Another difference is that I'm not going under the Green Ronin banner this year. I'll be there as myself, without an exhibitor's badge, and with no booth work to do and no games to run. That, in and of itself, should be mildly interesting.

I considered not going at all, but I had to discard that idea. Children of the Horned Rat is up for three ENnies, so I'd like to be there to see if it wins. The pessimist in me seems to think that there's a snowball's chance in hell that the book will get a silver ENnie, much less a gold.

What does it mean to me? Just getting nominated is kind of neat, but I'm not sure where that puts me. The ENnies are a strange animal; they're fan awards, yeah, and I've heard a lot of folks complain about them for one reason or another. My opinion hardly matters, though I've never had a bad ENnies experience. I suppose I'm largely neutral on the topic, as a whole, though I do feel that the Awards go a good ways towards bringing some of the smaller publishers into the limelight. Everyone deserves the limelight, after all.

If CotHR wins, I'll be more than happy to stand on stage next to Rob Schwalb and Chris Pramas (and whoever else is there to accept the award). I am one of the authors, after all. Not that I like being on stage, particularly (my wasted high school drama days are long gone), and I still feel like an unknown in the industry. Then again, we're all unknowns most of the time, except to each other.

No gaming yet, though the Mythic D&D game has characters more or less finished.

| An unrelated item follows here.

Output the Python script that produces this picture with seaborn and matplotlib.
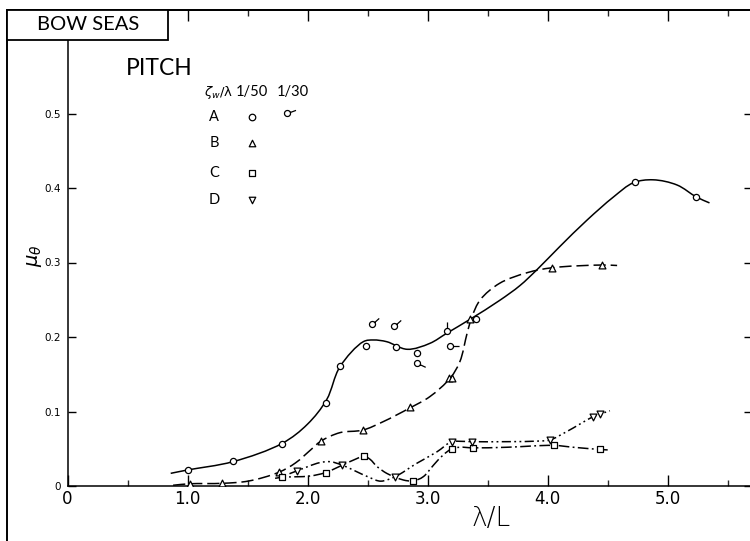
import numpy as np
import matplotlib
matplotlib.use("Agg")
import matplotlib.pyplot as plt
from matplotlib.path import Path
from matplotlib.patches import PathPatch, Rectangle
from matplotlib.lines import Line2D
from matplotlib.markers import MarkerStyle
from matplotlib.transforms import Affine2D
import seaborn as sns

# ---- measured points (lambda/L, mu_theta) ----
# A, zeta_w/lambda = 1/50 (circles)
a_x = [1.00, 1.38, 1.79, 2.15, 2.27, 2.485, 2.735, 2.91, 3.40, 4.73, 5.24]
a_y = [0.0215, 0.033, 0.057, 0.111, 0.161, 0.188, 0.186, 0.178, 0.2237, 0.408, 0.388]
# A, zeta_w/lambda = 1/30 (circles with tail) and tail directions (deg)
a30_x = [2.54, 2.72, 2.91, 3.19, 3.165]
a30_y = [0.217, 0.2145, 0.165, 0.188, 0.2085]
a30_tail = [42, 42, -25, 0, 90]
# B (triangles)
b_x = [1.02, 1.29, 1.76, 2.11, 2.46, 2.85, 3.175, 3.205, 3.355, 4.04, 4.45]
b_y = [0.003, 0.004, 0.0184, 0.061, 0.075, 0.1056, 0.145, 0.145, 0.2245, 0.293, 0.2966]
# C (squares)
c_x = [1.79, 2.15, 2.47, 2.88, 3.20, 3.38, 4.05, 4.44]
c_y = [0.0117, 0.018, 0.040, 0.0067, 0.0497, 0.0506, 0.055, 0.049]
# D (inverted triangles)
d_x = [1.915, 2.29, 2.73, 3.20, 3.37, 4.02, 4.38, 4.44]
d_y = [0.0205, 0.028, 0.0125, 0.0595, 0.0595, 0.0617, 0.093, 0.0966]

# ---- faired curves (knots) ----
fa_x = [0.86, 1.00, 1.38, 1.79, 2.00, 2.16, 2.27, 2.465, 2.55, 2.66,
        2.83, 3.02, 3.16, 3.354, 3.60, 3.77, 3.91, 4.10, 4.33, 4.55, 4.715, 4.88,
        5.08, 5.24, 5.35]
fa_y = [0.017, 0.0215, 0.0327, 0.0573, 0.083, 0.116, 0.16, 0.1937,
        0.196, 0.1937, 0.1835, 0.1915, 0.205, 0.2237, 0.249, 0.269, 0.29, 0.321,
        0.357, 0.388, 0.407, 0.411, 0.404, 0.388, 0.380]
fb_x = [0.88, 1.02, 1.29, 1.51, 1.76, 1.90, 2.03, 2.11, 2.27, 2.46, 2.63, 2.85,
        3.02, 3.19, 3.27, 3.33, 3.37, 3.44, 3.60, 3.83, 4.04, 4.45, 4.58]
fb_y = [0.001, 0.003, 0.0036, 0.0067, 0.0184, 0.031, 0.049, 0.060, 0.0716, 0.075,
        0.0863, 0.1045, 0.12, 0.145, 0.167, 0.205, 0.227, 0.25, 0.272, 0.2863,
        0.293, 0.2966, 0.296]
fc_x = [1.73, 1.79, 2.02, 2.15, 2.29, 2.40, 2.47, 2.52, 2.58, 2.66, 2.73, 2.80,
        2.88, 2.965, 3.05, 3.13, 3.20, 3.27, 3.38, 3.66, 4.05, 4.215, 4.44, 4.52]
fc_y = [0.0103, 0.0117, 0.0134, 0.018, 0.028, 0.036, 0.040, 0.036, 0.026, 0.017,
        0.012, 0.008, 0.0067, 0.0125, 0.028, 0.0416, 0.0497, 0.052, 0.0512, 0.052,
        0.0545, 0.052, 0.049, 0.0483]
fd_x = [1.85, 1.915, 2.10, 2.19, 2.29, 2.38, 2.52, 2.61, 2.73, 2.91, 3.08, 3.20,
        3.27, 3.37, 3.66, 3.94, 4.02, 4.16, 4.38, 4.44, 4.52]
fd_y = [0.0165, 0.0205, 0.0313, 0.0326, 0.028, 0.0215, 0.0112, 0.0065, 0.0125,
        0.0304, 0.046, 0.0595, 0.060, 0.0595, 0.0595, 0.0604, 0.0617, 0.073, 0.093,
        0.0966, 0.101]

x_ticks = [0, 1, 2, 3, 4, 5]
x_tick_labels = ["0", "1.0", "2.0", "3.0", "4.0", "5.0"]
y_ticks = [0, 0.1, 0.2, 0.3, 0.4, 0.5]
y_tick_labels = ["0", "0.1", "0.2", "0.3", "0.4", "0.5"]

sns.set_style("ticks")
plt.rcParams["font.family"] = ["Lato", "DejaVu Sans"]
plt.rcParams["mathtext.fontset"] = "dejavusans"
plt.rcParams["text.color"] = "black"

W, H = 750, 541
XS, YS = 120.0, 745.0  # pixels per data unit, used to shape the curves evenly
fig = plt.figure(figsize=(W / 100, H / 100), dpi=100)
ax = fig.add_axes([67.5 / W, (H - 486) / H, (W - 67.5) / W, 476 / H])
ax.set_xlim(0, 682.5 / XS)
ax.set_ylim(0, 476 / YS)


def smooth_path(xs, ys, alpha=0.5):
    """Centripetal Catmull-Rom curve through the knots, as cubic Bezier segments."""
    pts = np.column_stack([np.asarray(xs) * XS, np.asarray(ys) * YS])
    padded = np.vstack([2 * pts[0] - pts[1], pts, 2 * pts[-1] - pts[-2]])
    verts = [pts[0]]
    codes = [Path.MOVETO]
    for i in range(1, len(padded) - 2):
        p0, p1, p2, p3 = padded[i - 1], padded[i], padded[i + 1], padded[i + 2]
        d1 = max(np.linalg.norm(p1 - p0), 1e-6) ** alpha
        d2 = max(np.linalg.norm(p2 - p1), 1e-6) ** alpha
        d3 = max(np.linalg.norm(p3 - p2), 1e-6) ** alpha
        b1 = (d1 ** 2 * p2 - d2 ** 2 * p0 + (2 * d1 ** 2 + 3 * d1 * d2 + d2 ** 2) * p1) \
            / (3 * d1 * (d1 + d2))
        b2 = (d3 ** 2 * p1 - d2 ** 2 * p3 + (2 * d3 ** 2 + 3 * d3 * d2 + d2 ** 2) * p2) \
            / (3 * d3 * (d3 + d2))
        verts += [b1, b2, p2]
        codes += [Path.CURVE4] * 3
    verts = np.array(verts) / np.array([XS, YS])
    return Path(verts, codes)


curve_specs = [
    (fa_x, fa_y, "-"),
    (fb_x, fb_y, (0, (8, 3.2))),
    (fc_x, fc_y, (0, (7, 2.2, 1.2, 2.2))),
    (fd_x, fd_y, (0, (6, 2.2, 1.2, 2.2, 1.2, 2.2))),
]
for cx, cy, ls in curve_specs:
    ax.add_patch(PathPatch(smooth_path(cx, cy), facecolor="none", edgecolor="black",
                           linewidth=1.1, linestyle=ls, zorder=2, capstyle="butt"))


def tail_marker(angle):
    circ = Path.unit_circle()
    verts = np.vstack([circ.vertices, [[1.0, 0.0], [3.0, 0.0]]])
    codes = list(circ.codes) + [Path.MOVETO, Path.LINETO]
    return MarkerStyle(Path(verts, codes), transform=Affine2D().rotate_deg(angle))


mk = dict(color="black", facecolor="white", edgecolor="black", linewidth=0.9,
          zorder=3, legend=False, ax=ax)
sns.scatterplot(x=a_x, y=a_y, marker="o", s=20, **mk)
sns.scatterplot(x=b_x, y=b_y, marker="^", s=24, **mk)
sns.scatterplot(x=c_x, y=c_y, marker="s", s=17, **mk)
sns.scatterplot(x=d_x, y=d_y, marker="v", s=24, **mk)
for tx, ty, ang in zip(a30_x, a30_y, a30_tail):
    sns.scatterplot(x=[tx], y=[ty], marker=tail_marker(ang), s=170, **mk)

# axes frame and ticks
ax.spines["right"].set_visible(False)
for side in ("left", "bottom", "top"):
    ax.spines[side].set_linewidth(1.1)
    ax.spines[side].set_color("black")
ax.set_xticks(x_ticks)
ax.set_xticklabels(x_tick_labels, family=["Liberation Sans Narrow", "DejaVu Sans"])
ax.set_xticks(np.arange(0.5, 5.6, 1.0), minor=True)
ax.set_yticks(y_ticks)
ax.set_yticklabels(y_tick_labels, family=["DejaVu Sans"])
ax.tick_params(axis="x", which="major", direction="in", length=8, width=1,
               top=True, bottom=True, labelsize=12, pad=3, colors="black")
ax.tick_params(axis="x", which="minor", direction="in", length=4.5, width=1,
               top=True, bottom=True)
ax.tick_params(axis="y", which="major", direction="in", length=6, width=1,
               left=True, right=True, labelsize=7.5, pad=5, colors="black")
for t in ax.yaxis.get_major_ticks():
    t.tick2line.set_markersize(4.5)
ax.set_xlabel("")
ax.set_ylabel("")

ax.text(0.6205, -0.068, "λ/L", transform=ax.transAxes, fontsize=19,
        ha="center", va="center", family=["DejaVu Sans"], fontweight="light")
ax.text(-0.0485, 0.483, r"$\mu_\theta$", transform=ax.transAxes, fontsize=14,
        rotation=90, ha="center", va="center")

# title block and key
ax.text(0.0857, 0.878, "PITCH", transform=ax.transAxes, fontsize=16.5,
        ha="left", va="center")
ax.text(0.2, 0.8277, r"$\zeta_w$/λ", transform=ax.transAxes, fontsize=9.5,
        ha="left", va="center", family=["DejaVu Sans"])
ax.text(0.2700, 0.8277, "1/50", transform=ax.transAxes, fontsize=10.5,
        ha="center", va="center")
ax.text(0.330, 0.8277, "1/30", transform=ax.transAxes, fontsize=10.5,
        ha="center", va="center")
key_rows = [("A", "o", 0.775), ("B", "^", 0.7206), ("C", "s", 0.6576), ("D", "v", 0.6008)]
for lab, m, yy in key_rows:
    ax.text(0.2147, yy, lab, transform=ax.transAxes, fontsize=10.5,
            ha="center", va="center")
    ax.scatter([0.2703], [yy], marker=m, s=22, facecolor="white", edgecolor="black",
               linewidth=0.9, transform=ax.transAxes, zorder=3)
ax.scatter([0.3216], [0.7836], marker=tail_marker(20), s=170, facecolor="white",
           edgecolor="black", linewidth=0.9, transform=ax.transAxes, zorder=3)


# outer border and the heading box
def fx(px):
    return px / W


def fy(py):
    return 1 - py / H


fig.add_artist(Line2D([fx(7), fx(7)], [fy(10), fy(H + 2)], color="black",
                      linewidth=1.4, transform=fig.transFigure, zorder=4))
fig.add_artist(Line2D([fx(7), fx(W)], [fy(10), fy(10)], color="black",
                      linewidth=1.4, transform=fig.transFigure, zorder=4))
fig.add_artist(Rectangle((fx(7), fy(40)), fx(168) - fx(7), fy(10) - fy(40),
                         facecolor="white", edgecolor="black", linewidth=1.3,
                         transform=fig.transFigure, zorder=5))
fig.text(fx(88), fy(25), "BOW SEAS", fontsize=14.5, ha="center", va="center",
         color="black", zorder=6)

fig.savefig("out.png", dpi=100)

We look to play the first game on the 30th. Should be a hoot!

The Saga Edition Star Wars game I'm planning will probably go into action after I return from Indy. There's still a lot of work I need to do on that game that I haven't had the time for.

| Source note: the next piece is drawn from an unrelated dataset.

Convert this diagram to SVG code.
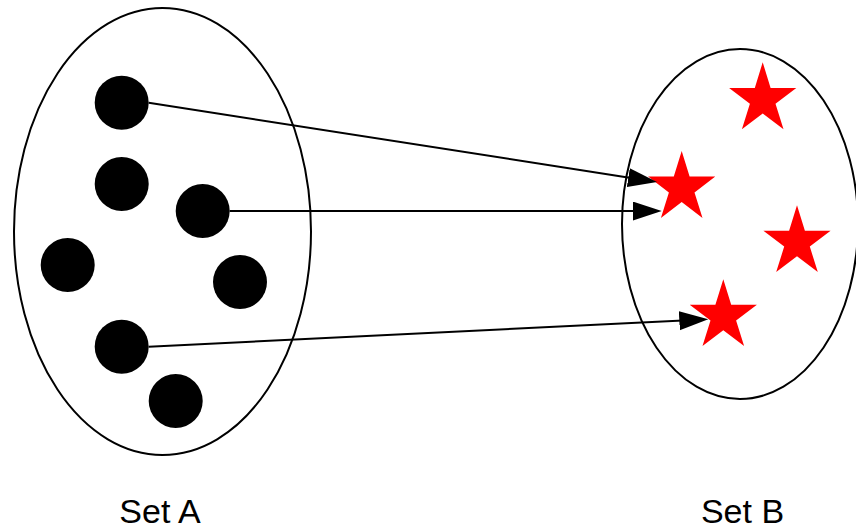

Work at Mythic continues. I can't talk about specifics, so don't ask. Let's just say that it's rewarding, and I don't lay in bed every morning trying to think of a good excuse so that I don't have to go in. The kids make it tough to walk out the door; no matter how good the job, I'd still rather stay home with my babies than go out and earn money. I suppose that's the toughest part.

03 August 2007

Coming Soon: Gaming, the Return!

It's official: I'm getting back into gaming. After over a month with nary a die to be rolled, I'm going to be starting two games: one at home (Star Wars) and one at work (Dungeons & Dragons). This won't be much different than what I was doing back in California, at least schedule-wise. I'll be using a module or two to structure the D&D game, but the SW game will be largely original.

I was initially worried that I'd have trouble finding players for the game at work. Yes, it's a computer game company, but that doesn't mean that people don't have lives outside of the office (though, in the case of some people, I guess it depends on how strictly you interpret the word "life"). Despite my initial concerns, I had six willing players after a day of asking around. Recruiting for D&D was never this easy at Ortho.

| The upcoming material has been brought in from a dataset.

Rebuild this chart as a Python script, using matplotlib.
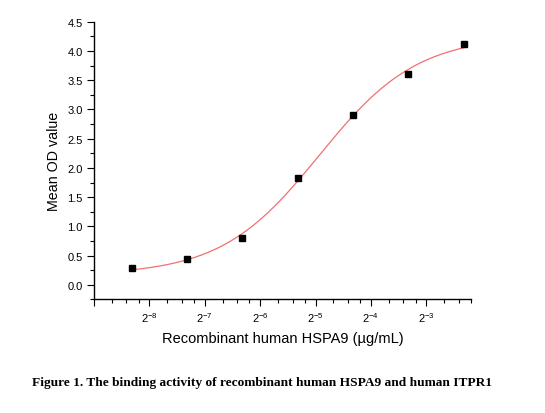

By the way, I know some of you Mythic folks are reading this. You're all wonderful people. You're not wacky or insane or anything I might've said in another blog entry. You're all completely psychologically stable, and I know that you're just trying to make me feel comfortable when you come down to my level (humor-wise). Thanks for making the FNG feel like he belongs!

I really should get moving, so I'll cut this post short.